▶ Aim of the exercise
Search the records for "standalone". Copy every line where it appears.

[Source code of charts]
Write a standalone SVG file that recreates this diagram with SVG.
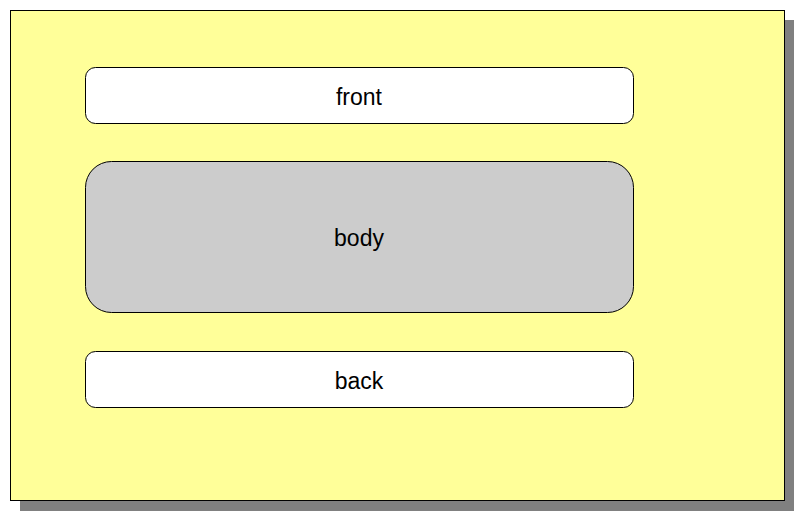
<svg xmlns="http://www.w3.org/2000/svg" width="804" height="527" viewBox="0 0 804 527">
<style>
.box{stroke:#000;stroke-width:1}
.lbl{font-family:"Liberation Sans",Arial,sans-serif;font-size:23px;fill:#000;text-anchor:middle}
</style>
<rect width="804" height="527" fill="#fff"/>
<g id="frame">
<rect x="20" y="20" width="774" height="491" fill="#808080"/>
<rect x="10.5" y="10.5" width="774" height="490" fill="#ffff99" stroke="#000" stroke-width="1"/>
</g>
<g id="connectors"></g>
<g id="front">
<rect class="box" x="85.5" y="67.5" width="548" height="56" rx="10" fill="#fff"/>
<text class="lbl" x="359" y="105">front</text>
</g>
<g id="body">
<rect class="box" x="85.5" y="161.5" width="548" height="151" rx="26" fill="#cccccc"/>
<text class="lbl" x="359" y="246">body</text>
</g>
<g id="back">
<rect class="box" x="85.5" y="351.5" width="548" height="56" rx="10" fill="#fff"/>
<text class="lbl" x="359" y="389">back</text>
</g>
</svg>
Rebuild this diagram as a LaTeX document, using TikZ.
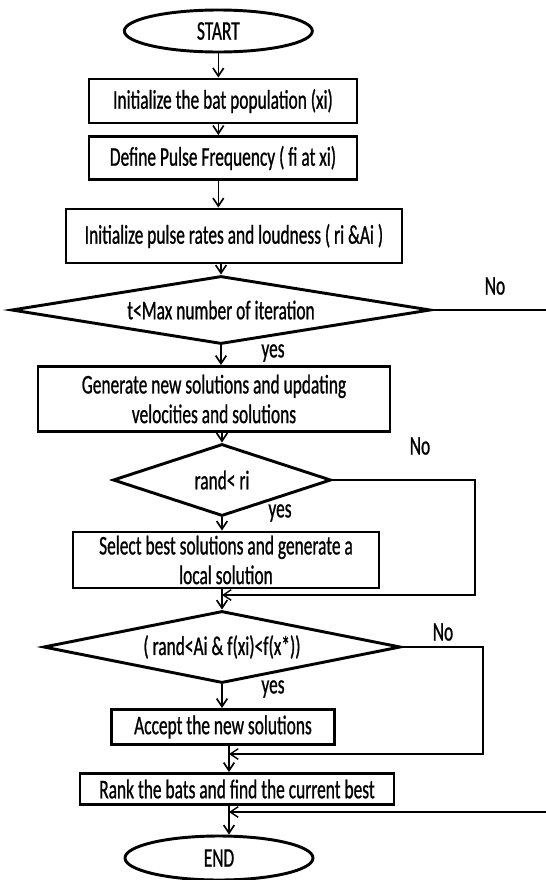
\documentclass[tikz,border=0pt]{standalone}
\usepackage{fontspec}
\setmainfont{Carlito}[FakeStretch=0.645,FakeBold=0.8]
\usepackage{tikz}
\usetikzlibrary{shapes.geometric,arrows.meta,positioning}

\begin{document}
\begin{tikzpicture}[
    font=\fontsize{23}{25.3}\selectfont,
    pbox/.style={rectangle, draw=black, line width=2.5pt, align=center, inner sep=2pt},
    term/.style={ellipse, draw=black, line width=2.5pt, minimum width=5.64cm, minimum height=1.26cm, inner sep=0pt},
    cond/.style={diamond, draw=black, line width=2.5pt, align=center, inner sep=0pt},
    arrow/.style={-{Straight Barb[length=2.4mm,width=3.2mm]}, line width=1.4pt},
    back/.style={-{Straight Barb[length=2.4mm,width=3.2mm]}, line width=1.2pt},
    lbl/.style={inner sep=0pt},
]
\useasboundingbox (0,0) rectangle (16.38,-26.4);

\node[term] (start) at (6.55,-0.93) {START};
\node[pbox, minimum width=8.04cm, minimum height=1.32cm] (init)  at (6.69,-3.03) {Initialize the bat population (xi)};
\node[pbox, minimum width=8.04cm, minimum height=1.29cm] (pulse) at (6.69,-4.74) {Define Pulse Frequency ( fi at xi)};
\node[pbox, minimum width=10.08cm, minimum height=1.62cm] (rates) at (7.02,-7.08) {Initialize pulse rates and loudness ( ri \&Ai )};
\node[cond, minimum width=12.57cm, minimum height=2.04cm, aspect=6] (iter) at (6.63,-9.30) {t<Max number of iteration};
\node[pbox, minimum width=10.56cm, minimum height=1.95cm] (gen) at (6.42,-11.97) {Generate new solutions  and updating\\velocities and solutions};
\node[cond, minimum width=6.54cm, minimum height=2.16cm, aspect=3] (rand) at (6.66,-14.40) {rand< ri};
\node[pbox, minimum width=9.18cm, minimum height=1.68cm] (local) at (6.78,-16.80) {Select best solutions and generate a\\local solution};
\node[cond, minimum width=10.71cm, minimum height=2.16cm, aspect=5] (accept) at (6.66,-19.41) {( rand<Ai \& f(xi)<f(x*))};
\node[pbox, minimum width=6.69cm, minimum height=1.05cm] (acc) at (6.69,-21.81) {Accept the new solutions};
\node[pbox, minimum width=9.42cm, minimum height=0.93cm] (rank) at (7.11,-23.67) {Rank the bats and find the current best};
\node[term, minimum height=1.32cm] (end) at (6.57,-25.74) {END};

% joins of the No branches
\coordinate (j1) at (6.66,-17.85);
\coordinate (j2) at (6.87,-22.62);
\coordinate (j3) at (6.87,-24.36);

\draw[arrow] (start.south) -- (start.south |- init.north);
\draw[arrow] (init.south -| start) -- (pulse.north -| start);
\draw[arrow] (pulse.south -| start) -- (rates.north -| start);
\draw[arrow] (rates.south -| iter) -- (iter.north);
\draw[arrow] (iter.south) -- (iter.south |- gen.north);
\draw[arrow] (gen.south -| rand) -- (rand.north);
\draw[arrow] (rand.south) -- (rand.south |- local.north);
\draw[arrow] (local.south -| accept) -- (accept.north);
\draw[arrow] (accept.south) -- (accept.south |- acc.north);
\draw[arrow] (acc.south -| j2) -- (rank.north -| j2);
\draw[arrow] (rank.south -| j2) -- (end.north -| j2);

% No branches
\draw[back] (iter.east) -- ++(5,0) |- (j3);
\draw[back] (rand.east) -- (14.25,-14.40) |- (j1);
\draw[back] (accept.east) -- (14.49,-19.41) |- (j2);

\node[lbl] (no1) at (14.85,-8.58) {No};
\node[lbl] (no2) at (12.60,-13.38) {No};
\node[lbl] (no3) at (13.29,-18.96) {No};
\node[lbl] (yes1) at (8.19,-10.59) {yes};
\node[lbl] (yes2) at (8.40,-15.39) {yes};
\node[lbl] (yes3) at (8.19,-20.67) {yes};
\end{tikzpicture}
\end{document}
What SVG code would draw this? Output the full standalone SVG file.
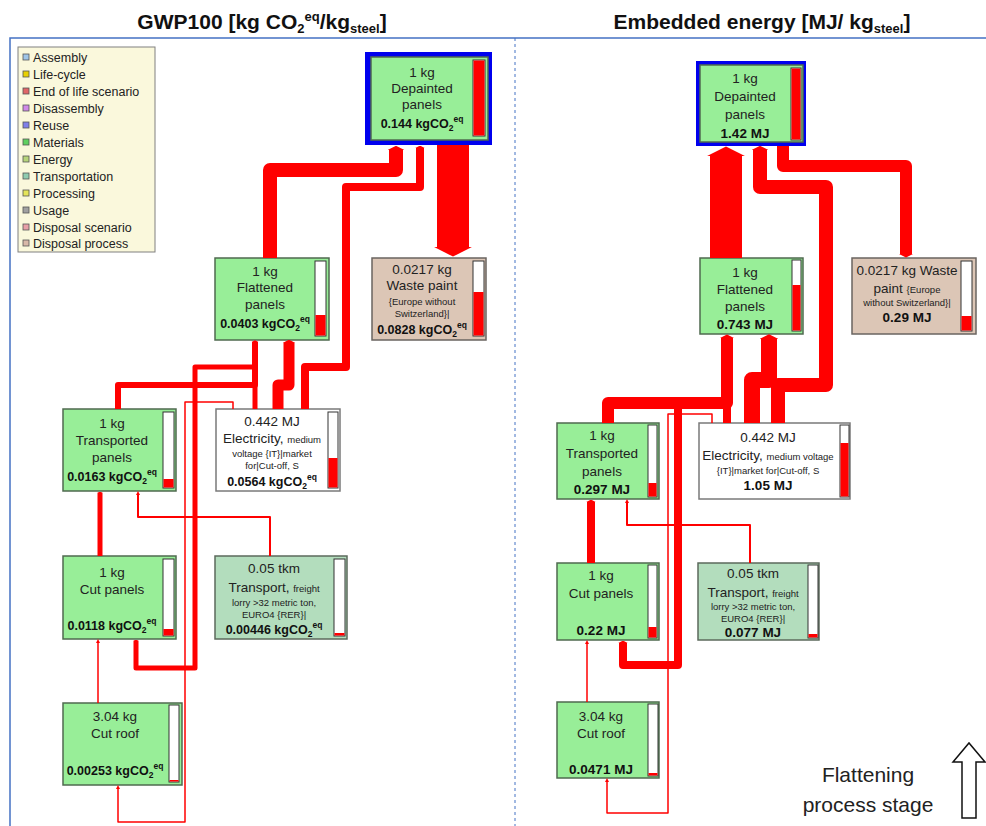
<svg xmlns="http://www.w3.org/2000/svg" width="986" height="826" viewBox="0 0 986 826">
<defs>
<style>
text{font-family:"Liberation Sans",Arial,sans-serif;fill:#222}
.ttl{font-size:21px;font-weight:bold;text-anchor:middle;fill:#111}
.t{font-size:13.5px;text-anchor:middle}
.b{font-weight:bold;fill:#111}
.k{font-size:12.5px}
.s{font-size:9.5px}
.lg{font-size:12.5px;fill:#222}
.mat{fill:#98EE98;stroke:#4F6A4F;stroke-width:1.5}
.tra{fill:#B3DDBD;stroke:#5C6A5C;stroke-width:1.5}
.dis{fill:#DCC6B6;stroke:#6A6460;stroke-width:1.5}
.ene{fill:#FFFFFF;stroke:#7A7A7A;stroke-width:1.5}
.bar{fill:#FFFFFF;stroke:#333;stroke-width:1}
.red{fill:#FF0000}
.blue{fill:#0000EE}
.c{fill:none;stroke:#FF0000;stroke-linejoin:round}
.sq{stroke:#555;stroke-width:0.8}
</style>
<marker id="ah" viewBox="0 0 10 10" refX="0" refY="5" markerUnits="strokeWidth" markerWidth="0.3" markerHeight="1.18" preserveAspectRatio="none" orient="auto"><path d="M0,0 L10,5 L0,10 z" fill="#FF0000"/></marker>
<marker id="ahs" viewBox="0 0 10 10" refX="0" refY="5" markerUnits="userSpaceOnUse" markerWidth="4" markerHeight="4" orient="auto"><path d="M0,0 L10,5 L0,10 z" fill="#FF0000"/></marker>
</defs>
<rect width="986" height="826" fill="#FFFFFF"/>

<!-- titles -->
<text class="ttl" x="262" y="29">GWP100 [kg CO<tspan font-size="13" dy="4">2</tspan><tspan font-size="13" dy="-12">eq</tspan><tspan dy="8">/kg</tspan><tspan font-size="13" dy="4">steel</tspan><tspan dy="-4">]</tspan></text>
<text class="ttl" x="762" y="29">Embedded energy [MJ/ kg<tspan font-size="13" dy="4">steel</tspan><tspan dy="-4">]</tspan></text>

<!-- frame -->
<path d="M10,826 V38 H986" fill="none" stroke="#4472C4" stroke-width="1.5"/>
<line x1="515" y1="38" x2="515" y2="826" stroke="#4472C4" stroke-width="1" stroke-dasharray="3,3"/>

<!-- legend -->
<g id="legend">
<rect x="18" y="47" width="137" height="205" fill="#FAF8DC" stroke="#808080" stroke-width="1"/>
<rect class="sq" x="23" y="54" width="6" height="6" fill="#9FC5E8"/><text class="lg" x="33" y="62">Assembly</text>
<rect class="sq" x="23" y="71" width="6" height="6" fill="#E8D000"/><text class="lg" x="33" y="79">Life-cycle</text>
<rect class="sq" x="23" y="88" width="6" height="6" fill="#E06666"/><text class="lg" x="33" y="96">End of life scenario</text>
<rect class="sq" x="23" y="105" width="6" height="6" fill="#D08AE8"/><text class="lg" x="33" y="113">Disassembly</text>
<rect class="sq" x="23" y="122" width="6" height="6" fill="#7F7FE8"/><text class="lg" x="33" y="130">Reuse</text>
<rect class="sq" x="23" y="139" width="6" height="6" fill="#5FD05F"/><text class="lg" x="33" y="147">Materials</text>
<rect class="sq" x="23" y="156" width="6" height="6" fill="#B6D47A"/><text class="lg" x="33" y="164">Energy</text>
<rect class="sq" x="23" y="173" width="6" height="6" fill="#8FCBB0"/><text class="lg" x="33" y="181">Transportation</text>
<rect class="sq" x="23" y="190" width="6" height="6" fill="#E5E55A"/><text class="lg" x="33" y="198">Processing</text>
<rect class="sq" x="23" y="207" width="6" height="6" fill="#A0A0A0"/><text class="lg" x="33" y="215">Usage</text>
<rect class="sq" x="23" y="224" width="6" height="6" fill="#E8A0A8"/><text class="lg" x="33" y="232">Disposal scenario</text>
<rect class="sq" x="23" y="240" width="6" height="6" fill="#D8B8A8"/><text class="lg" x="33" y="248">Disposal process</text>
</g>

<!-- LEFT nodes -->
<g id="L-depainted">
<rect class="blue" x="365" y="52" width="127" height="93"/>
<rect class="mat" x="371" y="57" width="117" height="83"/>
<rect class="bar" x="473" y="60" width="12" height="76"/>
<rect class="red" x="473.5" y="60.5" width="11" height="75"/>
<text class="t" x="422" y="77">1 kg</text>
<text class="t" x="422" y="93">Depainted</text>
<text class="t" x="422" y="109">panels</text>
<text class="t b k" x="422" y="128">0.144 kgCO<tspan font-size="8.5" dy="3">2</tspan><tspan font-size="8.5" dy="-9">eq</tspan></text>
</g>
<g id="L-flattened">
<rect class="mat" x="215" y="258" width="114" height="82"/>
<rect class="bar" x="315" y="261" width="11" height="75"/>
<rect class="red" x="315.5" y="315" width="10" height="20.5"/>
<text class="t" x="265" y="276">1 kg</text>
<text class="t" x="265" y="292">Flattened</text>
<text class="t" x="265" y="309">panels</text>
<text class="t b k" x="265" y="328">0.0403 kgCO<tspan font-size="8.5" dy="3">2</tspan><tspan font-size="8.5" dy="-9">eq</tspan></text>
</g>
<g id="L-wastepaint">
<rect class="dis" x="372" y="258" width="114" height="82"/>
<rect class="bar" x="473" y="261" width="11" height="75"/>
<rect class="red" x="473.5" y="292" width="10" height="43.5"/>
<text class="t" x="422" y="274">0.0217 kg</text>
<text class="t" x="422" y="290">Waste paint</text>
<text class="t s" x="422" y="305">{Europe without</text>
<text class="t s" x="422" y="317">Switzerland}|</text>
<text class="t b k" x="422" y="334">0.0828 kgCO<tspan font-size="8.5" dy="3">2</tspan><tspan font-size="8.5" dy="-9">eq</tspan></text>
</g>
<g id="L-transported">
<rect class="mat" x="63" y="409" width="113" height="82"/>
<rect class="bar" x="163" y="412" width="11" height="76"/>
<rect class="red" x="163.5" y="479" width="10" height="8.5"/>
<text class="t" x="112" y="428">1 kg</text>
<text class="t" x="112" y="445">Transported</text>
<text class="t" x="112" y="462">panels</text>
<text class="t b k" x="112" y="481">0.0163 kgCO<tspan font-size="8.5" dy="3">2</tspan><tspan font-size="8.5" dy="-9">eq</tspan></text>
</g>
<g id="L-electricity">
<rect class="ene" x="216" y="409" width="124" height="82"/>
<rect class="bar" x="328" y="412" width="10" height="76"/>
<rect class="red" x="328.5" y="458" width="9" height="29.5"/>
<text class="t" x="272" y="426">0.442 MJ</text>
<text class="t" x="272" y="443">Electricity, <tspan class="s">medium</tspan></text>
<text class="t s" x="272" y="457">voltage {IT}|market</text>
<text class="t s" x="272" y="469">for|Cut-off, S</text>
<text class="t b k" x="272" y="486">0.0564 kgCO<tspan font-size="8.5" dy="3">2</tspan><tspan font-size="8.5" dy="-9">eq</tspan></text>
</g>
<g id="L-cutpanels">
<rect class="mat" x="63" y="556" width="113" height="83"/>
<rect class="bar" x="163" y="559" width="11" height="77"/>
<rect class="red" x="163.5" y="629" width="10" height="6.5"/>
<text class="t" x="112" y="577">1 kg</text>
<text class="t" x="112" y="594">Cut panels</text>
<text class="t b k" x="112" y="630">0.0118 kgCO<tspan font-size="8.5" dy="3">2</tspan><tspan font-size="8.5" dy="-9">eq</tspan></text>
</g>
<g id="L-transport">
<rect class="tra" x="215" y="556" width="132" height="83"/>
<rect class="bar" x="334" y="559" width="11" height="77"/>
<rect class="red" x="334.5" y="633" width="10" height="2.5"/>
<text class="t" x="274" y="573">0.05 tkm</text>
<text class="t" x="274" y="592">Transport, <tspan class="s">freight</tspan></text>
<text class="t s" x="274" y="606">lorry &gt;32 metric ton,</text>
<text class="t s" x="274" y="618">EURO4 {RER}|</text>
<text class="t b k" x="274" y="634">0.00446 kgCO<tspan font-size="8.5" dy="3">2</tspan><tspan font-size="8.5" dy="-9">eq</tspan></text>
</g>
<g id="L-cutroof">
<rect class="mat" x="63" y="703" width="119" height="82"/>
<rect class="bar" x="169" y="705" width="10" height="77"/>
<rect class="red" x="169.5" y="780" width="9" height="1.5"/>
<text class="t" x="115" y="721">3.04 kg</text>
<text class="t" x="115" y="738">Cut roof</text>
<text class="t b k" x="115" y="775">0.00253 kgCO<tspan font-size="8.5" dy="3">2</tspan><tspan font-size="8.5" dy="-9">eq</tspan></text>
</g>

<!-- RIGHT nodes -->
<g id="R-depainted">
<rect class="blue" x="696" y="61" width="110" height="85"/>
<rect class="mat" x="700" y="65" width="103" height="77"/>
<rect class="bar" x="791" y="68" width="10" height="72"/>
<rect class="red" x="791.5" y="68.5" width="9" height="71"/>
<text class="t" x="745" y="83">1 kg</text>
<text class="t" x="745" y="101">Depainted</text>
<text class="t" x="745" y="119">panels</text>
<text class="t b" x="745" y="138">1.42 MJ</text>
</g>
<g id="R-flattened">
<rect class="mat" x="700" y="258" width="103" height="76"/>
<rect class="bar" x="792" y="260" width="9" height="71"/>
<rect class="red" x="792.5" y="285" width="8" height="45.5"/>
<text class="t" x="745" y="277">1 kg</text>
<text class="t" x="745" y="294">Flattened</text>
<text class="t" x="745" y="311">panels</text>
<text class="t b" x="745" y="329">0.743 MJ</text>
</g>
<g id="R-wastepaint">
<rect class="dis" x="852" y="258" width="124" height="76"/>
<rect class="bar" x="961" y="261" width="11" height="70"/>
<rect class="red" x="961.5" y="316" width="10" height="14.5"/>
<text class="t" x="907" y="275">0.0217 kg Waste</text>
<text class="t" x="907" y="293">paint <tspan class="s">{Europe</tspan></text>
<text class="t s" x="907" y="306">without Switzerland}|</text>
<text class="t b" x="907" y="322">0.29 MJ</text>
</g>
<g id="R-transported">
<rect class="mat" x="557" y="423" width="102" height="76"/>
<rect class="bar" x="648" y="425" width="9" height="72"/>
<rect class="red" x="648.5" y="483" width="8" height="13.5"/>
<text class="t" x="602" y="440">1 kg</text>
<text class="t" x="602" y="458">Transported</text>
<text class="t" x="602" y="476">panels</text>
<text class="t b" x="602" y="494">0.297 MJ</text>
</g>
<g id="R-electricity">
<rect class="ene" x="699" y="423" width="151" height="76"/>
<rect class="bar" x="840" y="425" width="9" height="72"/>
<rect class="red" x="840.5" y="443" width="8" height="53.5"/>
<text class="t" x="768" y="442">0.442 MJ</text>
<text class="t" x="768" y="460">Electricity, <tspan class="s">medium voltage</tspan></text>
<text class="t s" x="768" y="474">{IT}|market for|Cut-off, S</text>
<text class="t b" x="768" y="490">1.05 MJ</text>
</g>
<g id="R-cutpanels">
<rect class="mat" x="557" y="563" width="102" height="77"/>
<rect class="bar" x="648" y="565" width="9" height="73"/>
<rect class="red" x="648.5" y="627" width="8" height="10.5"/>
<text class="t" x="601" y="580">1 kg</text>
<text class="t" x="601" y="598">Cut panels</text>
<text class="t b" x="601" y="635">0.22 MJ</text>
</g>
<g id="R-transport">
<rect class="tra" x="698" y="563" width="121" height="77"/>
<rect class="bar" x="808" y="565" width="10" height="73"/>
<rect class="red" x="808.5" y="634" width="9" height="3.5"/>
<text class="t" x="753" y="578">0.05 tkm</text>
<text class="t" x="753" y="597">Transport, <tspan class="s">freight</tspan></text>
<text class="t s" x="753" y="610">lorry &gt;32 metric ton,</text>
<text class="t s" x="753" y="622">EURO4 {RER}|</text>
<text class="t b" x="753" y="637">0.077 MJ</text>
</g>
<g id="R-cutroof">
<rect class="mat" x="557" y="702" width="102" height="76"/>
<rect class="bar" x="648" y="704" width="10" height="72"/>
<rect class="red" x="648.5" y="773" width="9" height="2.5"/>
<text class="t" x="601" y="721">3.04 kg</text>
<text class="t" x="601" y="738">Cut roof</text>
<text class="t b" x="601" y="774">0.0471 MJ</text>
</g>

<!-- connectors -->
<g id="connectors">
<path class="c" stroke-width="14" marker-end="url(#ah)" d="M270,258 V170 H396 V150"/>
<path class="c" stroke-width="8" marker-end="url(#ah)" d="M305,409 V367 H346 V187 H420 V148"/>
<path class="c" stroke-width="32" marker-end="url(#ah)" d="M453,145 V247"/>
<path class="c" stroke-width="6" marker-end="url(#ah)" d="M118,409 V385 H255 V342"/>
<path class="c" stroke-width="11" marker-end="url(#ah)" d="M278,409 V385 H289 V343"/>
<path class="c" stroke-width="5" marker-end="url(#ah)" d="M255,409 V367 H195 V668 H136 V641"/>
<path class="c" stroke-width="1.5" marker-end="url(#ahs)" d="M233,409 V402 H185 V822 H118 V789"/>
<path class="c" stroke-width="2" marker-end="url(#ahs)" d="M270,556 V517 H138 V495"/>
<path class="c" stroke-width="5" marker-end="url(#ah)" d="M100,556 V493"/>
<path class="c" stroke-width="1.5" marker-end="url(#ahs)" d="M98,703 V643"/>

<path class="c" stroke-width="32" marker-end="url(#ah)" d="M726,258 V156"/>
<path class="c" stroke-width="14" marker-end="url(#ah)" d="M778,423 V385 H826 V187 H760 V150"/>
<path class="c" stroke-width="12" marker-end="url(#ah)" d="M783,146 V166 H906 V254"/>
<path class="c" stroke-width="12" marker-end="url(#ah)" d="M608,423 V403 H727 V338"/>
<path class="c" stroke-width="16" marker-end="url(#ah)" d="M752,423 V380 H769 V339"/>
<path class="c" stroke-width="8" marker-end="url(#ah)" d="M727,423 V403 H678 V665 H623 V643"/>
<path class="c" stroke-width="1.5" marker-end="url(#ahs)" d="M712,423 V414 H668 V813 H607 V782"/>
<path class="c" stroke-width="2" marker-end="url(#ahs)" d="M750,563 V525 H627 V503"/>
<path class="c" stroke-width="8" marker-end="url(#ah)" d="M591,563 V502"/>
<path class="c" stroke-width="1.5" marker-end="url(#ahs)" d="M587,702 V644"/>
</g>

<!-- stage label -->
<g id="stage">
<text x="868" y="782" font-size="21" text-anchor="middle" fill="#111">Flattening</text>
<text x="868" y="812" font-size="21" text-anchor="middle" fill="#111">process stage</text>
<polygon points="962,818 962,762 953,762 969,743 985,762 976,762 976,818" fill="#FFFFFF" stroke="#111" stroke-width="1.5"/>
</g>
</svg>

▶ Task answer
Write a standalone SVG file that recreates this diagram with SVG.
\documentclass[tikz,border=0pt]{standalone}
What SVG code would draw this? Output the full standalone SVG file.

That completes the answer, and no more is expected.